RUU Cipta Kerja Masih Dianggap Bakal Pangkas Hak Pekerja
Serikat pekerja masih menganggap Rancangan Undang-Undang Cipta Kerja memangkas sebagian besar hak mereka. Sosialisasi dari pemerintah dilakukan untuk melihat dan menampung respons dari serikat pekerja.
Oleh
MACHRADIN WAHYUDI RITONGA
·2 menit baca
BANDUNG, KOMPAS — Serikat pekerja masih menganggap Rancangan Undang-Undang Cipta Kerja bakal memangkas sebagian besar hak mereka. Sosialisasi dari pemerintah dilakukan untuk melihat dan menampung respons dari serikat pekerja sehingga bisa diputuskan langkah selanjutnya.
Dalam pertemuan Menteri Ketenagakerjaan Ida Fauziyah dengan serikat pekerja di Bandung, Ida memberikan pemahaman tentang RUU Cipta Kerja yang dikritisi serikat. Sosialisasi ini dilaksanakan tertutup di Balai Besar Pengembangan Latihan Kerja Bandung, Rabu (11/3/2020).
Pertemuan itu dihadiri sekitar 10 perwakilan serikat pekerja. Mereka antara lain Konfederasi Serikat Buruh Seluruh Indonesia (KSBSI), Konfederasi Serikat Pekerja Seluruh Indonesia (KSPSI), dan Federasi Kesatuan Serikat Pekerja Nasional (FKSPN).
Sekretaris Jenderal FKSPN Benny Rusli menganggap RUU Cipta Kerja masih berpihak kepada pengusaha. Karena itu, dia berharap pemerintah berdialog dengan berbagai pihak sebelum undang-undang ini disahkan.
”Resistensi dari teman-teman serikat pekerja masih ada. Mayoritas pasal masih kami anggap mendegradasi, memangkas hak pekerja. Kami berharap pemerintah mau mengkaji ulang. Kalau dipaksakan, akan ada perlawanan,” tutur Benny saat ditemui seusai pertemuan.

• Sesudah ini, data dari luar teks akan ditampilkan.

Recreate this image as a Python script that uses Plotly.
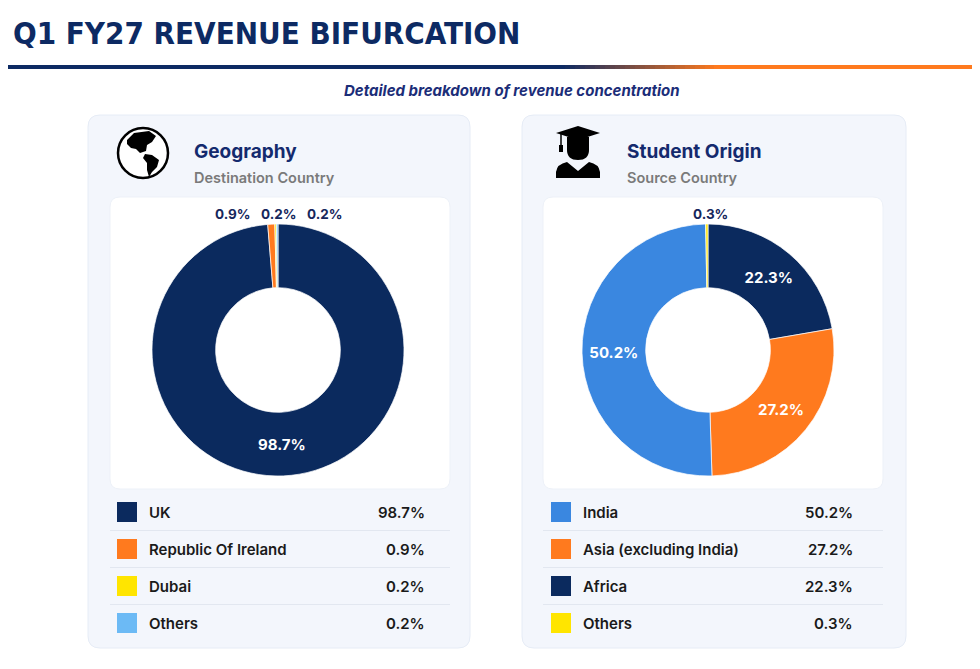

Terkait upah minimum provinsi, Benny menjelaskan, pemerintah diharapkan mempertimbangkan kebutuhan pekerja sebelum merumuskan kebijakan. Menurut dia, kebutuhan akan hidup layak diharapkan tetap menjadi pertimbangan utama dalam menetapkan upah minimum, apalagi tingkat biaya hidup di setiap daerah berbeda.
”Dialog tetap dibutuhkan untuk mengatasi persoalan tersebut. Sekarang perhitungan kebutuhan hidup layak sudah menghilang dalam mengukur tingkat upah, hanya berpatok dari pertumbuhan ekonomi. Makanya didiskusikan dulu, jangan buru-buru,” tuturnya.
Ida mengatakan, dalam pertemuan tersebut ia menerima masukan dari para perwakilan, baik berupa dukungan maupun kritik. ”Kami menjelaskan tentang omnibus law ini ke teman-teman serikat pekerja. Ada masukan dari mereka, ada yang mendukung dan ada yang mengkritisi. Kami akan tampung semua. Yang penting mereka memahami isu yang ada,” ujarnya.
Dialog tetap dibutuhkan untuk mengatasi persoalan tersebut. Sekarang perhitungan kebutuhan hidup layak sudah menghilang dalam mengukur tingkat upah, hanya berpatok dari pertumbuhan ekonomi. Makanya didiskusikan dulu, jangan buru-buru.
Salah satu poin utama yang dikritisi serikat pekerja terkait upah minimum provinsi. Dalam pembahasan upah minimum provinsi, Ida menjelaskan kepada serikat bahwa hal tersebut dilakukan untuk mengurangi kesenjangan pendapatan antardaerah.
”Kalau ada satu daerah yang lebih tinggi penghasilannya, kemungkinan perusahaan akan merelokasi ke kabupaten yang lebih rendah. Karena itu, kami akan terus berdialog dengan mereka untuk mencari jalan keluar,” ujar Ida.
Terkait penempatan tenaga kerja asing, Ida juga menjelaskan, tidak semua posisi bisa diambil oleh tenaga kerja asing. Pemerintah masih memberlakukan seleksi ketat dan mengutamakan tenaga kerja lokal sesuai kompetensi yang dibutuhkan.
”Tidak ada pelonggaran masuknya tenaga kerja asing. Kami hanya menerima pekerja luar dengan kompetensi khusus yang belum tersedia di Indonesia. Contohnya, untuk personalia, tidak boleh menerima tenaga asing,” paparnya.